Vasily Dzhugashvili
|
|
This article includes a list of references, related reading or external links, but its sources remain unclear because it lacks inline citations. Please improve this article by introducing more precise citations. (February 2008) |
|
|
This article cites its sources but does not provide page references. You can help to improve it by introducing citations that are more precise. |
Vasily Iosifovich Dzhugashvili (Russian Василий Иосифович Джугашвили), known also as Vasily Stalin (Russian Василий Иосифович Сталин), (March 21, 1921 – March 19, 1962), was the son of Joseph Stalin and his second wife, Nadezhda Alliluyeva.
Contents |
[edit] Early life
The death of his mother represented a major change in his life. Starting from this moment, Joseph Stalin ceased to visit his children; only the nursemaid and head of Stalin's security guards looked after Vasily and his sister, Svetlana. One officer, Sergei Efimov, was charged with continuously looking after the two children.
[edit] Military service
Vasily started his active military service in the 16th Aviation Division in Moscow. Here he met Galina Burdonskaia, his future wife. They married when Vasily was 19.
As an officer of the Red Air Force, Vasily received rapid promotion. At the beginning of World War II, he was Inspector of Air Forces in the General Staff. In December 1941, he was a Major and after a couple of months was promoted Colonel. During the war he carried out 26 armed sorties and shot down two aircraft.
He was promoted to Major-General in 1946, to Lieutenant-General in 1947, and to Commander of the Air Force in the Moscow Military District in 1948. However, he was dismissed as a result of an aviation incident during a military parade on July 27, 1952 (Vasily insisted on letting the planes fly in bad weather, leading to one Tupolev-4 bombers crashing).
Vasily Stalin was also the manager of national hockey team.
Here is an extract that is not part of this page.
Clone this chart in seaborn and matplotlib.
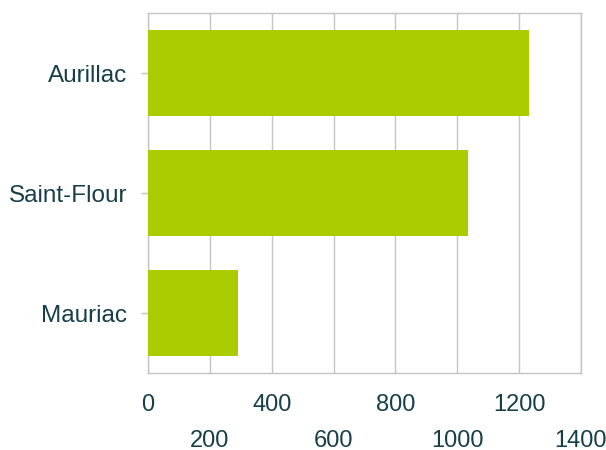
import matplotlib
matplotlib.use("Agg")
import matplotlib.pyplot as plt
import seaborn as sns
import pandas as pd
from matplotlib.ticker import FixedLocator, FixedFormatter

# Data
cities = ["Aurillac", "Saint-Flour", "Mauriac"]
values = [1232, 1035, 291]

# Staggered x tick labels: top row and bottom row
top_ticks = [0, 400, 800, 1200]
bottom_ticks = [200, 600, 1000, 1400]

bar_color = "#AACC00"
text_color = "#173F49"
grid_color = "#C4C4C4"

df = pd.DataFrame({"city": cities, "value": values})

sns.set_style("white")
plt.rcParams["font.family"] = ["Liberation Sans", "DejaVu Sans"]

fig = plt.figure(figsize=(6.06, 4.5), dpi=100)
ax = fig.add_axes([0.2442, 0.1711, 0.7145, 0.80])

sns.barplot(data=df, x="value", y="city", orient="h", color=bar_color,
            saturation=1, width=0.71, linewidth=0, ax=ax, zorder=3)

ax.set_xlim(0, 1400)
ax.set_ylim(2.5, -0.5)

# major ticks -> first label row, minor ticks -> second label row
ax.xaxis.set_major_locator(FixedLocator(top_ticks))
ax.xaxis.set_major_formatter(FixedFormatter([str(t) for t in top_ticks]))
ax.xaxis.set_minor_locator(FixedLocator(bottom_ticks))
ax.xaxis.set_minor_formatter(FixedFormatter([str(t) for t in bottom_ticks]))
ax.tick_params(axis="x", which="major", length=0, pad=15, labelsize=17, labelcolor=text_color)
ax.tick_params(axis="x", which="minor", length=0, pad=41, labelsize=17, labelcolor=text_color)
ax.tick_params(axis="y", length=5, width=1, color=grid_color, pad=10,
               labelsize=17.5, labelcolor=text_color, left=True)

ax.grid(True, axis="x", which="both", color=grid_color, linewidth=1, zorder=0)
ax.set_axisbelow(True)

for side in ["left", "right", "top", "bottom"]:
    ax.spines[side].set_visible(True)
    ax.spines[side].set_color(grid_color)
    ax.spines[side].set_linewidth(1)

ax.set_xlabel("")
ax.set_ylabel("")

fig.savefig("out.png", dpi=100)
In 1950, most of its members died when its plane went down in a snowstorm as it approached the Sverdlovsk airport. The crash was covered up by Vasily Stalin, who feared his father’s reaction. The younger Stalin immediately recruited a new team, and his father apparently never knew the difference.[1]
[edit] Arrest and imprisonment
After the death of his father, a long period of troubles began for Vasily. He was arrested on April 28, 1953, because he revealed top-secret information during a dinner-party with foreign diplomats. He was charged with denigration of the Soviet Union's leaders, anti-Soviet propaganda and criminal negligence. The judicial investigation was conducted by one of the most brutal prosecutors, Lev Vladzimirskii. During the investigation, he confessed to guilt of all the charges, even the most fantastical ones. Shortly after, in December 1953, the prosecutor and his boss Lavrenty Beria were executed as a result of a power struggle between Stalin's successors.
Vasily Stalin asked the new Soviet leaders, Nikita Khrushchev and Georgi Malenkov, for clemency but he was considered a dangerous person and he was judged in a behind-closed-doors trial and was not allowed legal representation. He was sentenced to 8 years imprisonment and disciplinary work period. He was imprisoned in the special penitentiary of Vladimir under the name Vasily Pavlovich Vasilyev. He was released from prison on January 11, 1960. The Central Committee of the Communist Party of the Soviet Union decided to give him a pension of 300 rubles, a flat in Moscow, and a three-month treatment vacation in Kislovodsk. He was also granted permission to wear his general's uniform and all of his military medals.
Vasily Stalin died on March 19, 1962, due to chronic alcoholism.[citation needed]
Vasily Stalin was partially rehabilitated in 1999, when the Military Collegium of the Supreme Court lifted charges of anti-Soviet propaganda that dated from 1953. His body was re-buried in a Moscow cemetery in 2002.